* Set problem
The listing below begins with the first line you should copy; stop after the line containing "from matplotlib.patches import Rectangle", and drop every picture.

* Data shown
+===+

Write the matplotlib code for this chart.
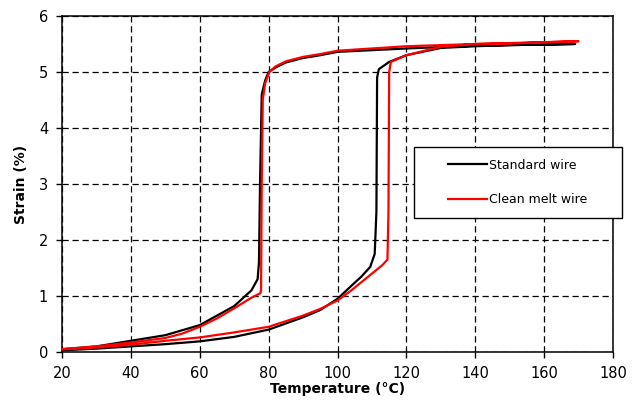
import matplotlib
matplotlib.use("Agg")
import matplotlib.pyplot as plt
from matplotlib.patches import Rectangle

# Standard wire: heating branch (low strain -> transformation -> high strain)
std_heat_T = [20, 30, 40, 50, 60, 70, 80, 90, 95, 100, 104, 107, 109.5, 110.8, 111.3, 111.5, 112, 115, 120, 130, 140, 150, 160, 169]
std_heat_S = [0.03, 0.06, 0.1, 0.14, 0.19, 0.27, 0.4, 0.62, 0.75, 0.95, 1.18, 1.35, 1.52, 1.75, 2.5, 4.9, 5.05, 5.18, 5.3, 5.43, 5.46, 5.48, 5.49, 5.5]
# Standard wire: cooling branch
std_cool_T = [169, 140, 120, 100, 95, 90, 85, 82, 80, 79, 78, 77.5, 77.2, 76.8, 75, 70, 60, 50, 40, 30, 20]
std_cool_S = [5.5, 5.47, 5.42, 5.36, 5.3, 5.25, 5.17, 5.08, 5.0, 4.85, 4.6, 3.0, 1.6, 1.3, 1.1, 0.82, 0.48, 0.3, 0.2, 0.1, 0.05]

# Clean melt wire: heating branch
cm_heat_T = [20, 30, 40, 50, 60, 70, 80, 90, 95, 100, 104, 108, 111, 113, 114.5, 114.8, 115, 115.5, 117, 120, 130, 140, 150, 160, 170]
cm_heat_S = [0.05, 0.08, 0.13, 0.2, 0.26, 0.35, 0.45, 0.65, 0.77, 0.92, 1.1, 1.3, 1.45, 1.55, 1.65, 2.5, 5.0, 5.18, 5.22, 5.3, 5.45, 5.5, 5.51, 5.53, 5.55]
# Clean melt wire: cooling branch
cm_cool_T = [170, 140, 120, 100, 95, 90, 85, 82, 80.2, 79, 78.3, 78, 77.8, 77.6, 75, 70, 65, 60, 55, 50, 40, 30, 20]
cm_cool_S = [5.55, 5.5, 5.46, 5.38, 5.32, 5.27, 5.19, 5.1, 5.0, 4.8, 4.5, 3.0, 1.1, 1.05, 0.97, 0.78, 0.6, 0.45, 0.33, 0.25, 0.17, 0.1, 0.05]

x_ticks = [20, 40, 60, 80, 100, 120, 140, 160, 180]
y_ticks = [0, 1, 2, 3, 4, 5, 6]
series_names = ["Standard wire", "Clean melt wire"]

W, H = 633, 403
fig = plt.figure(figsize=(6.33, 4.03), dpi=100)
ax = fig.add_axes([62/W, 1 - 352/H, (613-62)/W, (352-16)/H])

ax.plot(std_heat_T + std_cool_T, std_heat_S + std_cool_S, color="black", lw=1.6, label=series_names[0], zorder=3)
ax.plot(cm_heat_T + cm_cool_T, cm_heat_S + cm_cool_S, color="#ff0000", lw=1.6, label=series_names[1], zorder=4)

ax.set_xlim(20, 180)
ax.set_ylim(0, 6)
ax.set_xticks(x_ticks)
ax.set_yticks(y_ticks)
ax.grid(True, color="black", linestyle=(0, (5, 3)), linewidth=0.9)
ax.set_axisbelow(True)
for s in ax.spines.values():
    s.set_color("black")
    s.set_linewidth(1.1)
ax.tick_params(direction="out", length=4, width=1, labelsize=10.5, colors="black", pad=6)

ax.set_xlabel("Temperature (°C)", fontsize=10, fontweight="bold", labelpad=1)
ax.set_ylabel("Strain (%)", fontsize=10, fontweight="bold", labelpad=8)

# legend frame (extends past the right spine as in the reference)
fx0, fx1, fy0, fy1 = 414, 622, 147, 218
frame = Rectangle((fx0/W, 1 - fy1/H), (fx1-fx0)/W, (fy1-fy0)/H, transform=fig.transFigure,
                  facecolor="white", edgecolor="black", lw=1.0, zorder=9, clip_on=False)
fig.patches.append(frame)

leg = fig.legend(loc="center left", bbox_to_anchor=(448/W, 1 - 182.5/H),
                 fontsize=9, frameon=False, labelspacing=1.75, handlelength=3.1,
                 handletextpad=0.15, borderpad=0, borderaxespad=0)
leg.set_zorder(10)

fig.savefig("out.png", dpi=100)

+===+

* Output for this exercise
Write the matplotlib code for this chart.
import matplotlib
matplotlib.use("Agg")
import matplotlib.pyplot as plt
from matplotlib.patches import Rectangle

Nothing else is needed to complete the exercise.